A district court reviews objections to a memorandum and recommendation under a de novo standard. 28 U.S.C. § 636(b). "`Parties filing objections must specifically identify those findings objected to. Frivolous, conclusive or general objections need not be considered by the district court.'" Battle v. United States Parole Comm'n , 834 F.2d 419, 421 (5th Cir. 1987) (quoting Nettles v. Wainwright , 677 F.2d 404, 410 n. 8 (5th Cir. 1982)). Likewise, where the objecting party merely rehashes arguments previously raised in connection with the motion under advisement, the district court is not obligated to undertake a de novo review. Eaker v. Apfel , 152 F.Supp.2d 863 (W.D.N.C. 1998), aff'd , 217 F.3d 838 (table), 2000 WL 950429 (4th Cir. 2000). Where specific objections are not filed, a district court should give such review to the memorandum and recommendation as it deems appropriate. Thomas v. Arn , 474 U.S. 140, 152 (1985).

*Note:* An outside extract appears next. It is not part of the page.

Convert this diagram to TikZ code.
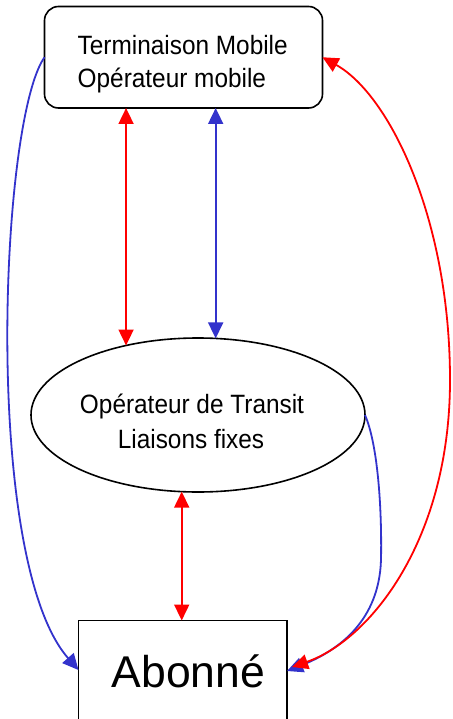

All well pleaded allegations of the complaint will be taken as true. The facts and inferences will be construed in a light most favorable to the Plaintiff. Ibarra v. United States , 120 F.3d 472, 474 (4th Cir. 1997). Only if it appears to a certainty that the Plaintiff would not be entitled to relief under any legal theory that may be supported by the alleged facts, will the Court dismiss the claim. Edwards v. City of Goldsboro , 178 F.3d 231, 242 (4th Cir. 1999). The Defendant, having made the motion, bears the burden of persuasion. Kehr Packages, Inc. v. Fidelcor, Inc. , 926 F.2d 1406, 1409 (3d Cir. 1991).

III. DISCUSSION

The Defendant contends that "[a]bsent negligence, North Carolina's inverse condemnation statute, N.C.G.S. § 40A-51, provides the sole remedy which might have been available to Plaintiff, barring claims for trespass or nuisance." Defendant's Reply to Plaintiff's Response to Defendant's Motion to Dismiss, filed April 7, 2007, at 2. In addition, Defendant specifically objects to the Magistrate Judge's conclusions that Defendant's alleged activities would constitute a partial taking by the Defendant and any claim of Plaintiff for damages by inverse condemnation would be barred by the applicable statute of limitations. Defendant's Objections to Magistrate Judge's Memorandum and Recommendation, filed May 30, 2007. Defendant further argues that if this Court "determines that a one-time incident does not constitute a partial taking by Defendant subjecting Plaintiff's common law claim for nuisance to preemption by N.C.G.S. § 40A-51, then Plaintiff has failed to state a claim upon which relief can be granted for nuisance." Id. at 1-2.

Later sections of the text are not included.